Je ne crois pas beaucoup que le roman soit le lieu de messages. Je pense que le roman est plutôt l’endroit où l’on peut poser des questions, tourner autour de certains thèmes, les développer et les désarticuler pour les partager avec le lecteur. Je n’ai pas de vérité à assener. Mais oui, il y a des échos entre cet univers qui peut paraitre très lointain et le monde dans lequel on vit. Je pense effectivement que la violence faite aux femmes est une réalité dans le monde. Je ne parle pas du mouvement #MeToo mais des mariages forcés, du viol comme arme de guerre. Tout cela existe, et Salina est un écho de cela. Il lui a été fait violence. Sa vie lui a été arrachée. Il me paraissait important de construire le personnage sur cette brutalité, que les jeunes filles subissent partout dans le monde en termes de sexualité ou de la maternité.
Les cris et les pleurs sont présentés dans la vie de cette femme, depuis sa naissance jusqu’à sa mort. Qu’est ce qu’ils expriment ?

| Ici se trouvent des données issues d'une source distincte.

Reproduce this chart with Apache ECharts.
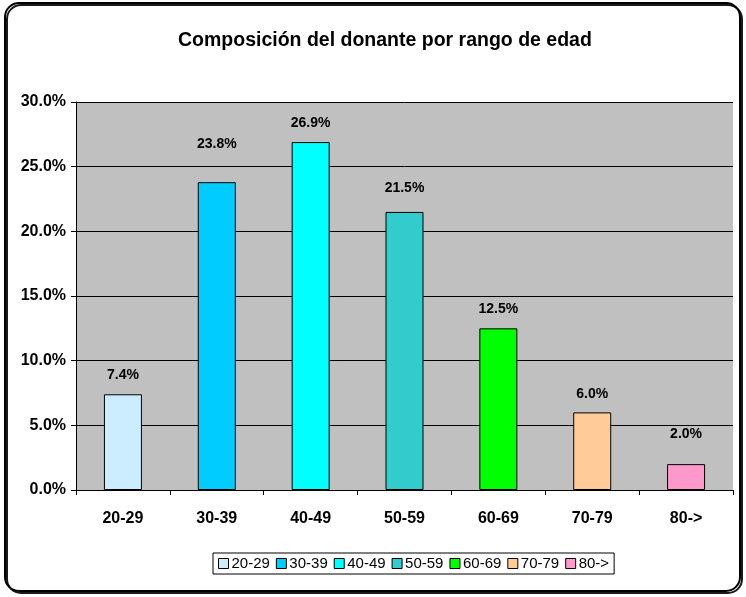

La caractéristique de la tragédie, ce sont les pleurs des héros tragiques qui, au théâtre ou dans la littérature, se transforme en mots. Chez Euripide, Homère ou Racine, le personnage pleure par les mots qu’il exprime. Même si c’est parfois extrêmement douloureux, cela peut être beau. En tant que spectateur, on est ému par la violence faite au personnage qui nous rappelle ce que l’on connait, mais on est aussi ému par le côté magnifique de cette douleur. C’est toute l’ambiguïté de la littérature vis-à-vis du malheur. Dans Salina, les pleurs l’accompagnent toute sa vie et, en tant qu’écrivain, c’est une manière d’en faire une matière d’écriture et d’émotion.
Salina était une pièce de théâtre. Pourquoi en avoir fait un roman ?
La pièce a plus de 12 ans mais Salina continuait de me trotter dans la tête. Je ne sais pas pourquoi ce personnage continuait à m’habiter. Peut-être parce qu’il n’était pas tout a faire terminé ou que le point final de cette histoire n’avais pas été mis. La pièce ne se termine pas comme le roman. Dans la pièce, Salina retourne à sa solitude. Le roman court jusqu’à sa mort et même au-delà au moment ou elle repose enfin en paix. Là, c’est le point final et je pense qu’elle ne m’habitera plus. Mais son fils ouvre peut-être d’autres horizons...
Cette femme a eu trois fils, celui de la violence, celui de la vengeance et celui de la paix…
On est dans un univers qui mélange les mythes. J’avais envie que les trois fils correspondent à trois âges de la vie de Salina, à trois moments de son existence où elle est habitée par des sentiments différents…
Vous connaissez bien la Méditerranée qui baigne le Liban. Qu’est-ce qui vous a poussé à vous intéresser à cette région ?
J’aime beaucoup venir à Beyrouth. C’est la 3ème fois que je viens mais, à chaque fois, c‘est trop court et je n’ai pas le temps d’arpenter la ville comme j’aimerai le faire. Je ne sais pas ce qui me pousse vers la Méditerranée car je ne suis pas méditerranéen. Je suis tristement parisien mais les paysages et les sensations méditerranéennes m’ont toujours attiré. Si vous me dites que pendant 5 ans, je ne verrai pas les rives de la Méditerranée, je sais que cela me manquera profondément. J’ai besoin d’y passer du temps. C’est un endroit qui provoque en moi le désir d’écrire. En Italie, je peux m’asseoir à la terrasse d’un café pendant cinq heures. Je pense qu’à Beyrouth, ce serait pareil. Il y a des scènes de vie de rue que l’on ne verrait jamais à Paris. J’aime ce rapport entre l’intime et le public. Cela me déstabilise car je ne viens pas de ce monde-là mais je le trouve beaucoup plus chaleureux.